What to work on
Without including any images, repeat the data exactly.

Data block
::::

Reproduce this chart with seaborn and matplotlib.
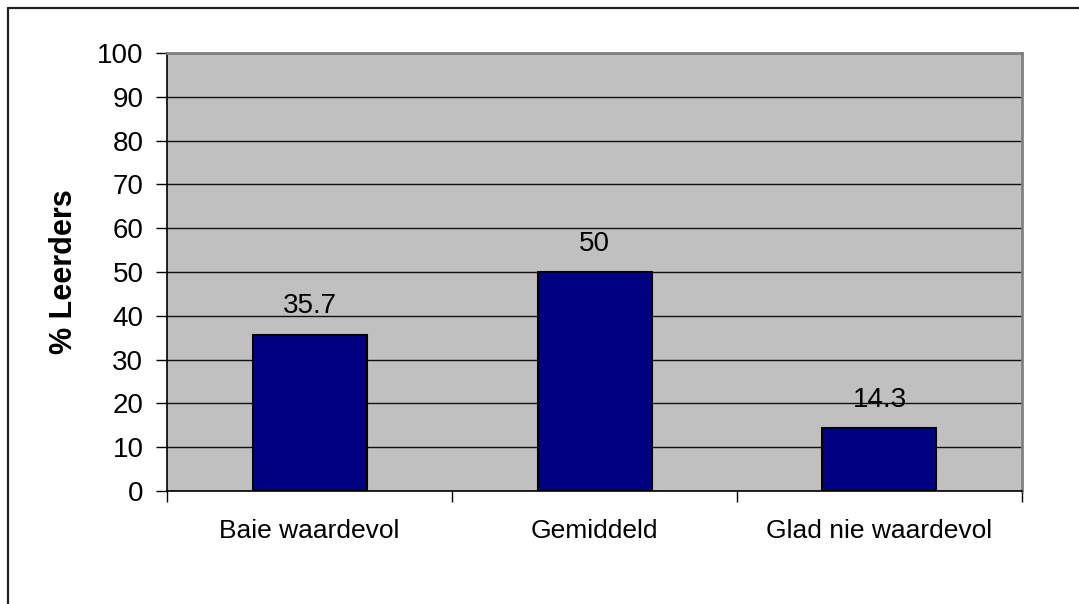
import matplotlib
matplotlib.use("Agg")
import matplotlib.pyplot as plt
import seaborn as sns
import pandas as pd
from matplotlib.lines import Line2D

categories = ["Baie waardevol", "Gemiddeld", "Glad nie waardevol"]
values = [35.7, 50, 14.3]
value_labels = ["35.7", "50", "14.3"]
y_ticks = [0, 10, 20, 30, 40, 50, 60, 70, 80, 90, 100]
y_label = "% Leerders"

sns.set_theme(style="white")
plt.rcParams["font.family"] = ["Liberation Sans", "DejaVu Sans"]
plt.rcParams["text.color"] = "black"
plt.rcParams["axes.labelcolor"] = "black"
plt.rcParams["xtick.color"] = "black"
plt.rcParams["ytick.color"] = "black"

W, H = 1079, 604
fig = plt.figure(figsize=(W / 100, H / 100), dpi=100)
fig.patch.set_facecolor("white")

# outer chart frame (top and left visible)
fig.add_artist(Line2D([8 / W, 1.0], [1 - 8 / H, 1 - 8 / H], color="#222222", lw=1.6, transform=fig.transFigure))
fig.add_artist(Line2D([8 / W, 8 / W], [1 - 8 / H, 0.0], color="#222222", lw=1.6, transform=fig.transFigure))

left, right, top, bottom = 167, 1022, 53, 491
ax = fig.add_axes([left / W, 1 - bottom / H, (right - left) / W, (bottom - top) / H])
ax.set_facecolor("#C0C0C0")

df = pd.DataFrame({"cat": categories, "val": values})
sns.barplot(data=df, x="cat", y="val", color="#000080", saturation=1, width=0.4,
            edgecolor="black", linewidth=1.5, ax=ax, zorder=3)

ax.set_ylim(0, 100)
ax.set_xlim(-0.5, 2.5)
ax.set_yticks(y_ticks)
ax.set_yticklabels([str(t) for t in y_ticks], fontsize=20)
ax.yaxis.grid(True, color="#111111", linewidth=1.0, zorder=1)
ax.set_axisbelow(True)

ax.set_xticks(range(len(categories)))
ax.set_xticklabels(categories, fontsize=19)
ax.set_xticks([-0.5, 0.5, 1.5, 2.5], minor=True)
ax.tick_params(axis="x", which="major", length=0, pad=20)
ax.tick_params(axis="x", which="minor", length=8, width=1, color="black", direction="out", bottom=True)
ax.tick_params(axis="y", which="major", length=8, width=1, color="black", direction="out", left=True, pad=9)

ax.set_xlabel("")
ax.set_ylabel(y_label, fontsize=22, fontweight="bold", labelpad=13)

for side in ["left", "bottom"]:
    ax.spines[side].set_color("black")
    ax.spines[side].set_linewidth(1.2)
for side in ["top", "right"]:
    ax.spines[side].set_color("#808080")
    ax.spines[side].set_linewidth(2)

ax.bar_label(ax.containers[0], labels=value_labels, padding=11, fontsize=20)

fig.savefig("out.png", dpi=100)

::::

Task solution
Reproduce this chart with seaborn and matplotlib.
import matplotlib
matplotlib.use("Agg")
import matplotlib.pyplot as plt
import seaborn as sns
import pandas as pd
from matplotlib.lines import Line2D

categories = ["Baie waardevol", "Gemiddeld", "Glad nie waardevol"]
values = [35.7, 50, 14.3]
value_labels = ["35.7", "50", "14.3"]
y_ticks = [0, 10, 20, 30, 40, 50, 60, 70, 80, 90, 100]
y_label = "% Leerders"

sns.set_theme(style="white")
plt.rcParams["font.family"] = ["Liberation Sans", "DejaVu Sans"]
plt.rcParams["text.color"] = "black"
plt.rcParams["axes.labelcolor"] = "black"
plt.rcParams["xtick.color"] = "black"
plt.rcParams["ytick.color"] = "black"

W, H = 1079, 604
fig = plt.figure(figsize=(W / 100, H / 100), dpi=100)
fig.patch.set_facecolor("white")

# outer chart frame (top and left visible)
fig.add_artist(Line2D([8 / W, 1.0], [1 - 8 / H, 1 - 8 / H], color="#222222", lw=1.6, transform=fig.transFigure))
fig.add_artist(Line2D([8 / W, 8 / W], [1 - 8 / H, 0.0], color="#222222", lw=1.6, transform=fig.transFigure))

left, right, top, bottom = 167, 1022, 53, 491
ax = fig.add_axes([left / W, 1 - bottom / H, (right - left) / W, (bottom - top) / H])
ax.set_facecolor("#C0C0C0")

df = pd.DataFrame({"cat": categories, "val": values})
sns.barplot(data=df, x="cat", y="val", color="#000080", saturation=1, width=0.4,
            edgecolor="black", linewidth=1.5, ax=ax, zorder=3)

ax.set_ylim(0, 100)
ax.set_xlim(-0.5, 2.5)
ax.set_yticks(y_ticks)
ax.set_yticklabels([str(t) for t in y_ticks], fontsize=20)
ax.yaxis.grid(True, color="#111111", linewidth=1.0, zorder=1)
ax.set_axisbelow(True)

ax.set_xticks(range(len(categories)))
ax.set_xticklabels(categories, fontsize=19)
ax.set_xticks([-0.5, 0.5, 1.5, 2.5], minor=True)
ax.tick_params(axis="x", which="major", length=0, pad=20)
ax.tick_params(axis="x", which="minor", length=8, width=1, color="black", direction="out", bottom=True)
ax.tick_params(axis="y", which="major", length=8, width=1, color="black", direction="out", left=True, pad=9)

ax.set_xlabel("")
ax.set_ylabel(y_label, fontsize=22, fontweight="bold", labelpad=13)

for side in ["left", "bottom"]:
    ax.spines[side].set_color("black")
    ax.spines[side].set_linewidth(1.2)
for side in ["top", "right"]:
    ax.spines[side].set_color("#808080")
    ax.spines[side].set_linewidth(2)

ax.bar_label(ax.containers[0], labels=value_labels, padding=11, fontsize=20)

fig.savefig("out.png", dpi=100)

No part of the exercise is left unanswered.